Em outubro, a coluna do jornalista Ancelmo Gois (O Globo) anunciou que a poeta americana Elizabeth Bishop (1911-1979) seria a primeira homenageada estrangeira da Festa Literária Internacional de Paraty (Flip). Chegamos a compartilhar a notícia nas redes sociais do Suplemento Pernambuco. No dia, a assessoria de imprensa do evento pediu que apagássemos a postagem. A assessoria não confirmava a informação do colunista. Mas acabou que Bishop será a homenageada da festa, que ocorre de 29 de julho a 2 de agosto do próximo ano, com curadoria de Fernanda Diamant.
Conversamos com o poeta, tradutor e professor Paulo Henriques Britto (PUC-Rio), responsável pelas traduções mais famosas da autora no Brasil, sobre a homenagem da Flip, a relação entre Bishop e João Cabral de Melo Neto, e também o cenário político brasileiro.
Elizabeth Bishop é a primeira autora estrangeira a ser homenageada na Flip. O anúncio da homenagem chega num momento de forte tensão política e Bishop é uma autora que viveu no Brasil em momentos também tensos, como o da ditadura militar.

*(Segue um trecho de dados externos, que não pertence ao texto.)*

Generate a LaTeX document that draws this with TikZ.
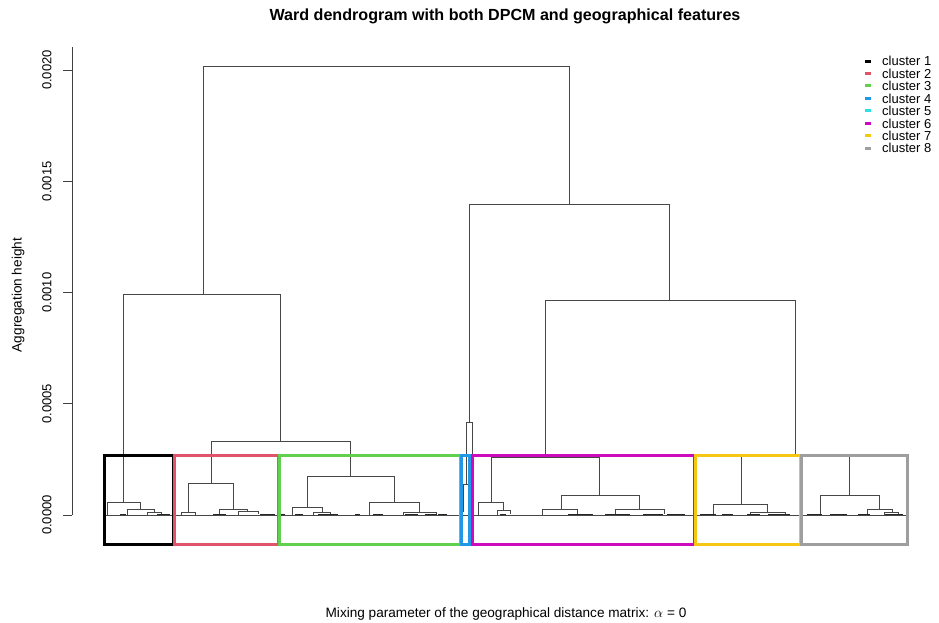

Bishop não era muito interessada em política, mas tem a sua famosa frase famosa sobre o golpe de 1964, de que havia sido “uma revolução rápida e bonita”. Como você observa essa homenagem para a autora dentro desse momento do país?

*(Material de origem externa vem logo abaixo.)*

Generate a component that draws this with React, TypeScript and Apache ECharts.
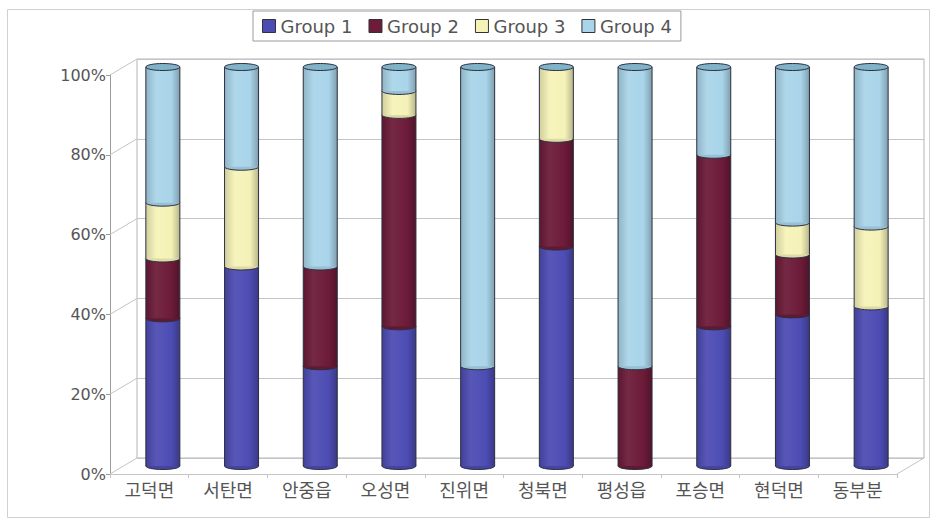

Como você mesmo observa, Elizabeth Bishop não era uma pessoa ligada em política, e sua adesão ao regime militar se deve exclusivamente ao fato de que ela estava casada com uma pessoa muito próxima a Carlos Lacerda [nota da edição], um dos líderes civis do golpe. Imagino que seja apenas uma coincidência infeliz a homenagem vir justamente no ano em que assumiu o poder no Brasil um governo de extrema-direita, que só não é tão truculento quanto a ditadura militar, ou até mais, porque existem hoje, na nossa precária democracia, instrumentos que impedem nossos atuais governantes de dar total vazão a seu ressentimento doentio e seus instintos sádicos e destrutivos.
O próximo ano é marcado, também, pelo centenário de João Cabral de Melo Neto (1920-1999), poeta que Bishop chegou a traduzir. É possível traçar um paralelo da obra desses dois autores?
Sim, há de fato algumas semelhanças entre Bishop e João Cabral. Os dois pertencem à primeira geração de poetas que, em seus respectivos países e idiomas, se formou sob o impacto da primeira geração modernista, na época já canonizada até certo ponto. Bishop teve como principal mentora intelectual — e “mãe” que foi preciso assassinar — Marianne Moore, enquanto Cabral teve que conviver com a presença esmagadora de Drummond. Ambos conseguiram enfrentar o desafio de formar suas vozes autorais sem se deixar sufocar pelos gigantes que os haviam antecedido. Podemos inclusive encontrar paralelos na obra dos dois: Bishop reagindo a The fish, de Moore, com um poema de título idêntico mas de sentido profundamente diferente, como já apontei num artigo; Cabral produzindo Os três mal amados em resposta à famosa Quadrilha drummondiana.
Bishop tem no poema Uma arte algo como uma assinatura poética. Trata-se de um poema sobre perda, que reflete muito a vida nômade e de tragédias pessoais que viveu. Quais seriam as melhores chaves para se entrar na obra da poeta?
Há muitas maneiras de se ler a obra de Bishop. A chave autobiográfica é sem dúvida uma delas, muito embora ela não seja de modo algum uma poeta confessional; e a relação dela com o Brasil é, para nós brasileiros, um ponto de partida quase inevitável. O diálogo com a geração de Eliot e Moore é uma outra possibilidade, como já comentamos. Em particular, interessa-me o modo como ela trabalha formas poéticas tradicionais sob o impacto direto do Modernismo, utilizando uma linguagem absolutamente atual e coloquial mesmo ao trabalhar com formas fixas tão antigas quanto o soneto, a vilanela e a sextina.
* [nota da edição] Britto refere-se à arquiteta brasileira Lota de Macedo Soares (1910-1967), com quem Bishop foi casada nos anos 1950 e 1960. Lota trabalhou com Carlos Lacerda quando este foi governador do antigo estado da Guanabara (1960-1965).